-- Begin DATASET EXCERPT --
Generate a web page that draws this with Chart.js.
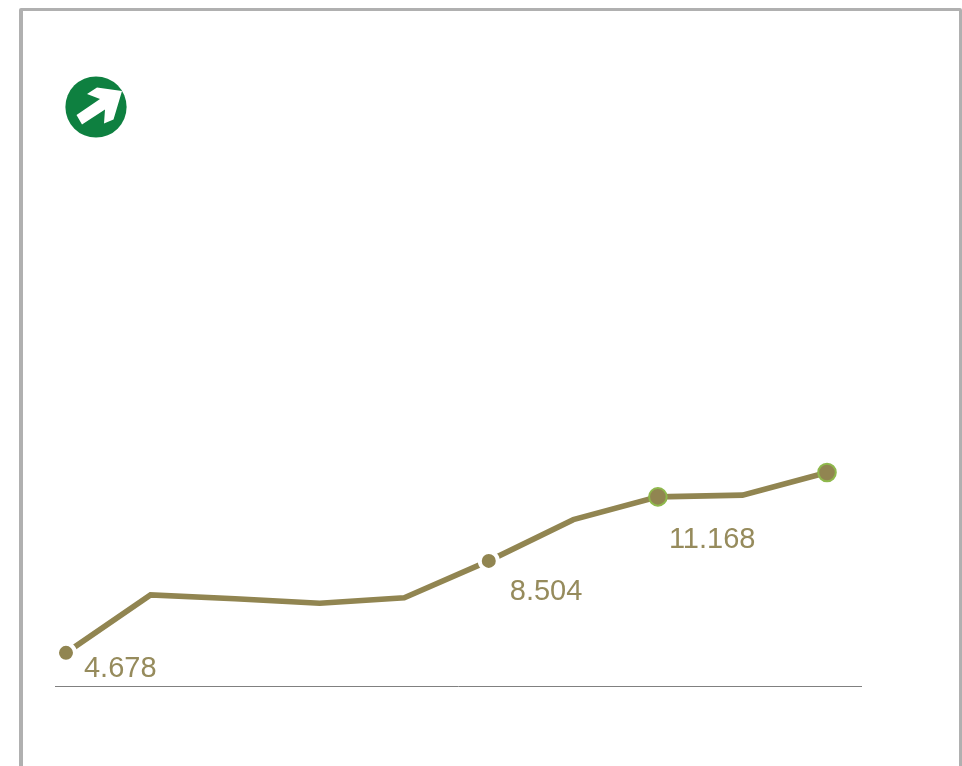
<!DOCTYPE html>
<html>
<head>
<meta charset="utf-8">
<script src="https://cdn.jsdelivr.net/npm/chart.js@4/dist/chart.umd.min.js"></script>
<style>
  html, body { margin: 0; padding: 0; width: 962px; height: 766px; overflow: hidden; background: #fff; }
  #frame { position: absolute; left: 19px; top: 8px; width: 936px; height: 800px; border: 3px solid #b0b0b0; border-left-width: 4px; border-radius: 2px; }
  #myChart { position: absolute; left: 0; top: 0; }
  #arrow { position: absolute; left: 60px; top: 70px; }
</style>
</head>
<body>
<div id="frame"></div>
<canvas id="myChart" width="962" height="766"></canvas>
<svg id="arrow" width="72" height="72" viewBox="60 70 72 72">
  <circle cx="96" cy="107" r="30.6" fill="#0e8040"/>
  <polygon fill="#fff" points="122,91 97,87.5 87,94 100,99 76.5,115 82,124.5 105,109.5 104,123.5 113.5,119.5"/>
</svg>
<script>
const positions = [0, 1, 2, 3, 4, 5, 6, 7, 8, 9];
const values = [4.678, 7.09, 6.93, 6.74, 6.97, 8.504, 10.22, 11.168, 11.24, 12.18];
const labelled = [0, 5, 7];
const labelTexts = ['4.678', '8.504', '11.168'];

const ctx = document.getElementById('myChart');

const olive = '#918551';

// value labels sit below and to the right of their points
const labelOffsets = [[18, 24], [21, 39], [11, 51]];
const valueLabels = {
  id: 'valueLabels',
  afterDatasetsDraw(chart) {
    const c = chart.ctx;
    c.save();
    c.font = '29px "Liberation Sans"';
    c.fillStyle = '#968b5c';
    c.textAlign = 'left';
    c.textBaseline = 'alphabetic';
    labelled.forEach((idx, i) => {
      const x = chart.scales.x.getPixelForValue(positions[idx]);
      const y = chart.scales.y.getPixelForValue(values[idx]);
      c.fillText(labelTexts[i], x + labelOffsets[i][0], y + labelOffsets[i][1]);
    });
    c.restore();
  }
};

new Chart(ctx, {
  type: 'line',
  data: {
    datasets: [{
      data: positions.map((p, i) => ({ x: p, y: values[i] })),
      borderColor: olive,
      borderWidth: 5.6,
      borderJoinStyle: 'miter',
      tension: 0,
      clip: false,
      pointBackgroundColor: olive,
      pointRadius: [9, 0, 0, 0, 0, 9, 0, 8.8, 0, 8.8],
      pointBorderWidth: [4, 0, 0, 0, 0, 4, 0, 2, 0, 2],
      pointBorderColor: ['#fff', olive, olive, olive, olive, '#fff', olive, '#8fb84c', olive, '#8fb84c']
    }]
  },
  options: {
    responsive: false,
    animation: false,
    layout: { padding: { left: 55, right: 101, top: 20, bottom: 80 } },
    plugins: { legend: { display: false }, tooltip: { enabled: false } },
    scales: {
      x: {
        type: 'linear',
        min: -0.13,
        max: 9.402,
        grid: { display: false, drawTicks: false },
        border: { display: true, color: '#808080', width: 1 },
        ticks: { display: false }
      },
      y: {
        display: false,
        min: 3.3,
        max: 31.0
      }
    }
  },
  plugins: [valueLabels]
});
</script>
</body>
</html>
-- End DATASET EXCERPT --
* _GIVEN INSTRUCTION_: Give again, word for word, every line from the top of the data through the line with "const olive = '#918551';", both ends included, and exclude the pictures.

* _TASK RESULT_:
Generate a web page that draws this with Chart.js.
<!DOCTYPE html>
<html>
<head>
<meta charset="utf-8">
<script src="https://cdn.jsdelivr.net/npm/chart.js@4/dist/chart.umd.min.js"></script>
<style>
  html, body { margin: 0; padding: 0; width: 962px; height: 766px; overflow: hidden; background: #fff; }
  #frame { position: absolute; left: 19px; top: 8px; width: 936px; height: 800px; border: 3px solid #b0b0b0; border-left-width: 4px; border-radius: 2px; }
  #myChart { position: absolute; left: 0; top: 0; }
  #arrow { position: absolute; left: 60px; top: 70px; }
</style>
</head>
<body>
<div id="frame"></div>
<canvas id="myChart" width="962" height="766"></canvas>
<svg id="arrow" width="72" height="72" viewBox="60 70 72 72">
  <circle cx="96" cy="107" r="30.6" fill="#0e8040"/>
  <polygon fill="#fff" points="122,91 97,87.5 87,94 100,99 76.5,115 82,124.5 105,109.5 104,123.5 113.5,119.5"/>
</svg>
<script>
const positions = [0, 1, 2, 3, 4, 5, 6, 7, 8, 9];
const values = [4.678, 7.09, 6.93, 6.74, 6.97, 8.504, 10.22, 11.168, 11.24, 12.18];
const labelled = [0, 5, 7];
const labelTexts = ['4.678', '8.504', '11.168'];

const ctx = document.getElementById('myChart');

const olive = '#918551';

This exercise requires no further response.